▸ **Directions**:
Every line below is to be copied exactly, with the pictures left out.

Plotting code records
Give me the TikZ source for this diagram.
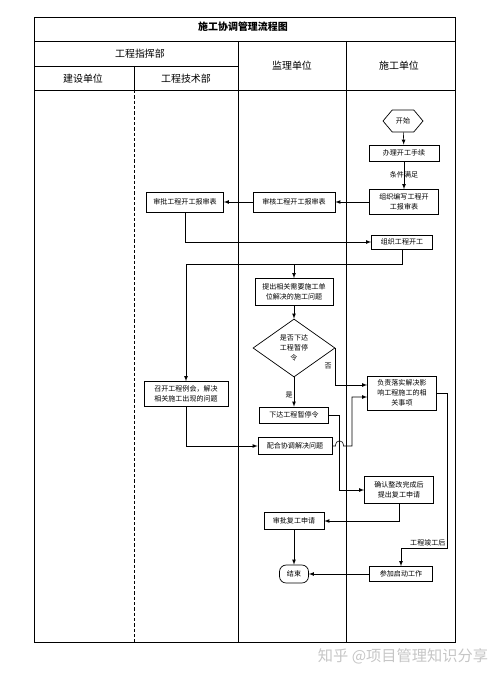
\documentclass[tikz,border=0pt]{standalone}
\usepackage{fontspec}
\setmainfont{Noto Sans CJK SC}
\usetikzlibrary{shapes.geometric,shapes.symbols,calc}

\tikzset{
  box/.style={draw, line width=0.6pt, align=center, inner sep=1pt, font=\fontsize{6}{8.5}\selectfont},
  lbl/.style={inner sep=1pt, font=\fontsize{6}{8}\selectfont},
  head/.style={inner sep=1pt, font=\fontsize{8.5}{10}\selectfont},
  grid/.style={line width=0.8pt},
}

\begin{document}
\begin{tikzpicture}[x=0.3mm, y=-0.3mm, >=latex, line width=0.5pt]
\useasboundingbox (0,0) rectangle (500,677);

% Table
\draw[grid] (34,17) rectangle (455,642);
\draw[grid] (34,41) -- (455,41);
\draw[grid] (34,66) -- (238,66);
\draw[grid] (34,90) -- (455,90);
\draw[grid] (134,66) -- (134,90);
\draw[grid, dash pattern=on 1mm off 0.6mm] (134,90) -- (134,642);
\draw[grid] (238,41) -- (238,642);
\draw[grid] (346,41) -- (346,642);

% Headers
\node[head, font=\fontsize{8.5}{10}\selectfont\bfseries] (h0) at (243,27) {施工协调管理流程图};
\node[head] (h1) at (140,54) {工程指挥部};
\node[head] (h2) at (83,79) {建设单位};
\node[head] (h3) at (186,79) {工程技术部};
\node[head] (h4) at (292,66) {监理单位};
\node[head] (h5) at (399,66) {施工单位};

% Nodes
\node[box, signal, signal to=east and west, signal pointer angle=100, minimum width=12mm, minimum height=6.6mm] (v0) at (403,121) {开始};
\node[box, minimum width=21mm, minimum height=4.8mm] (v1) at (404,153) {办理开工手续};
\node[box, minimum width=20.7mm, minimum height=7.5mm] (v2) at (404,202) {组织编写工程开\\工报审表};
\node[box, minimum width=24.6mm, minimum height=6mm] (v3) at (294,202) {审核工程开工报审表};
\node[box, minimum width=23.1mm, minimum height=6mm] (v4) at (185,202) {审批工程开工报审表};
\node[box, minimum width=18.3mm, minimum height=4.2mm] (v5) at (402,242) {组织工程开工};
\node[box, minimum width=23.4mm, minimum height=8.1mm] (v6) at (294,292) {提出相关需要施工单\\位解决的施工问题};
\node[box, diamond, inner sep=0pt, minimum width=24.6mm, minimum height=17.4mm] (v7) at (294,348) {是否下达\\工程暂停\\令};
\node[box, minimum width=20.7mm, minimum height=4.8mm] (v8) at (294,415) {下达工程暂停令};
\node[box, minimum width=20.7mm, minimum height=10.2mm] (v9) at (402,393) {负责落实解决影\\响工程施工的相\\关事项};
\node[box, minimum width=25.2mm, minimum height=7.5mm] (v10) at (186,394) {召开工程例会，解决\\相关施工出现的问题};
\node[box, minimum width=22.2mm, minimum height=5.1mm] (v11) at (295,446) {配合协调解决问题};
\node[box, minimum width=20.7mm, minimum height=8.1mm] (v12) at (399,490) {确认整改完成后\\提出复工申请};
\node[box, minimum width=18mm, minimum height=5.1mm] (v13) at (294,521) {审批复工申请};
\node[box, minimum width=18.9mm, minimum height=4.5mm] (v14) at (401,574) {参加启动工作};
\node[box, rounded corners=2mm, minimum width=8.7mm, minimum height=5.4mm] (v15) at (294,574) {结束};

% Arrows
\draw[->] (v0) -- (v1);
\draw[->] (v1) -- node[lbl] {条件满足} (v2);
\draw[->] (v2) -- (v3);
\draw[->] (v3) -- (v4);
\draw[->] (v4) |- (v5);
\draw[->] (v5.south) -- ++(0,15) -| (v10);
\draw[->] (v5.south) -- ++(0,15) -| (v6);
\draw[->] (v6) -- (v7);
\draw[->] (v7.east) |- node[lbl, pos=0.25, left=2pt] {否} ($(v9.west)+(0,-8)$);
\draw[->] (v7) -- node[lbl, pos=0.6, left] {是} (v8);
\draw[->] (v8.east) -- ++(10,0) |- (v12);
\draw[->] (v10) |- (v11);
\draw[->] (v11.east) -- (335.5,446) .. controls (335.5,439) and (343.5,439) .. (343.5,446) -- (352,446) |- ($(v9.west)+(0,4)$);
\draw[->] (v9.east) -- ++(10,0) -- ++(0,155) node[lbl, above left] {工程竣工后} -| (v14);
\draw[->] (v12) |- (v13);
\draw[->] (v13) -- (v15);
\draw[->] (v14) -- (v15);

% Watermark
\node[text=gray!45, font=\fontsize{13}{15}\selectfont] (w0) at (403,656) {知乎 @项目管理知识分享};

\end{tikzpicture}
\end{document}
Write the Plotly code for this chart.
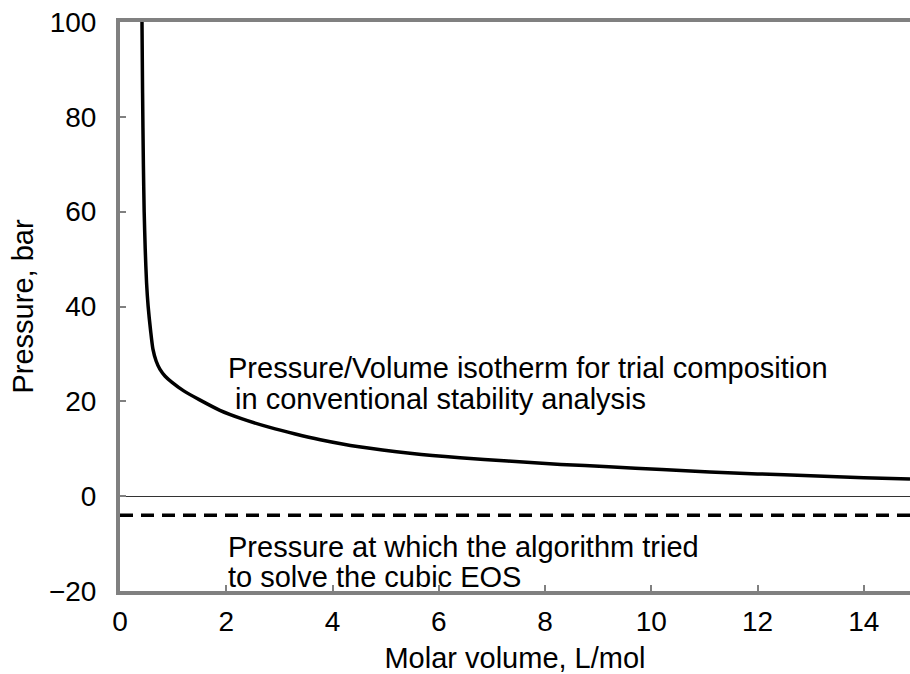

▸ **Response to the exercise**:
Give me the TikZ source for this diagram.
\documentclass[tikz,border=0pt]{standalone}
\usepackage{fontspec}
\setmainfont{Noto Sans CJK SC}
\usetikzlibrary{shapes.geometric,shapes.symbols,calc}

\tikzset{
  box/.style={draw, line width=0.6pt, align=center, inner sep=1pt, font=\fontsize{6}{8.5}\selectfont},
  lbl/.style={inner sep=1pt, font=\fontsize{6}{8}\selectfont},
  head/.style={inner sep=1pt, font=\fontsize{8.5}{10}\selectfont},
  grid/.style={line width=0.8pt},
}

\begin{document}
\begin{tikzpicture}[x=0.3mm, y=-0.3mm, >=latex, line width=0.5pt]
\useasboundingbox (0,0) rectangle (500,677);

% Table
\draw[grid] (34,17) rectangle (455,642);
\draw[grid] (34,41) -- (455,41);
\draw[grid] (34,66) -- (238,66);
\draw[grid] (34,90) -- (455,90);
\draw[grid] (134,66) -- (134,90);
\draw[grid, dash pattern=on 1mm off 0.6mm] (134,90) -- (134,642);
\draw[grid] (238,41) -- (238,642);
\draw[grid] (346,41) -- (346,642);

% Headers
\node[head, font=\fontsize{8.5}{10}\selectfont\bfseries] (h0) at (243,27) {施工协调管理流程图};
\node[head] (h1) at (140,54) {工程指挥部};
\node[head] (h2) at (83,79) {建设单位};
\node[head] (h3) at (186,79) {工程技术部};
\node[head] (h4) at (292,66) {监理单位};
\node[head] (h5) at (399,66) {施工单位};

% Nodes
\node[box, signal, signal to=east and west, signal pointer angle=100, minimum width=12mm, minimum height=6.6mm] (v0) at (403,121) {开始};
\node[box, minimum width=21mm, minimum height=4.8mm] (v1) at (404,153) {办理开工手续};
\node[box, minimum width=20.7mm, minimum height=7.5mm] (v2) at (404,202) {组织编写工程开\\工报审表};
\node[box, minimum width=24.6mm, minimum height=6mm] (v3) at (294,202) {审核工程开工报审表};
\node[box, minimum width=23.1mm, minimum height=6mm] (v4) at (185,202) {审批工程开工报审表};
\node[box, minimum width=18.3mm, minimum height=4.2mm] (v5) at (402,242) {组织工程开工};
\node[box, minimum width=23.4mm, minimum height=8.1mm] (v6) at (294,292) {提出相关需要施工单\\位解决的施工问题};
\node[box, diamond, inner sep=0pt, minimum width=24.6mm, minimum height=17.4mm] (v7) at (294,348) {是否下达\\工程暂停\\令};
\node[box, minimum width=20.7mm, minimum height=4.8mm] (v8) at (294,415) {下达工程暂停令};
\node[box, minimum width=20.7mm, minimum height=10.2mm] (v9) at (402,393) {负责落实解决影\\响工程施工的相\\关事项};
\node[box, minimum width=25.2mm, minimum height=7.5mm] (v10) at (186,394) {召开工程例会，解决\\相关施工出现的问题};
\node[box, minimum width=22.2mm, minimum height=5.1mm] (v11) at (295,446) {配合协调解决问题};
\node[box, minimum width=20.7mm, minimum height=8.1mm] (v12) at (399,490) {确认整改完成后\\提出复工申请};
\node[box, minimum width=18mm, minimum height=5.1mm] (v13) at (294,521) {审批复工申请};
\node[box, minimum width=18.9mm, minimum height=4.5mm] (v14) at (401,574) {参加启动工作};
\node[box, rounded corners=2mm, minimum width=8.7mm, minimum height=5.4mm] (v15) at (294,574) {结束};

% Arrows
\draw[->] (v0) -- (v1);
\draw[->] (v1) -- node[lbl] {条件满足} (v2);
\draw[->] (v2) -- (v3);
\draw[->] (v3) -- (v4);
\draw[->] (v4) |- (v5);
\draw[->] (v5.south) -- ++(0,15) -| (v10);
\draw[->] (v5.south) -- ++(0,15) -| (v6);
\draw[->] (v6) -- (v7);
\draw[->] (v7.east) |- node[lbl, pos=0.25, left=2pt] {否} ($(v9.west)+(0,-8)$);
\draw[->] (v7) -- node[lbl, pos=0.6, left] {是} (v8);
\draw[->] (v8.east) -- ++(10,0) |- (v12);
\draw[->] (v10) |- (v11);
\draw[->] (v11.east) -- (335.5,446) .. controls (335.5,439) and (343.5,439) .. (343.5,446) -- (352,446) |- ($(v9.west)+(0,4)$);
\draw[->] (v9.east) -- ++(10,0) -- ++(0,155) node[lbl, above left] {工程竣工后} -| (v14);
\draw[->] (v12) |- (v13);
\draw[->] (v13) -- (v15);
\draw[->] (v14) -- (v15);

% Watermark
\node[text=gray!45, font=\fontsize{13}{15}\selectfont] (w0) at (403,656) {知乎 @项目管理知识分享};

\end{tikzpicture}
\end{document}
Write the Plotly code for this chart.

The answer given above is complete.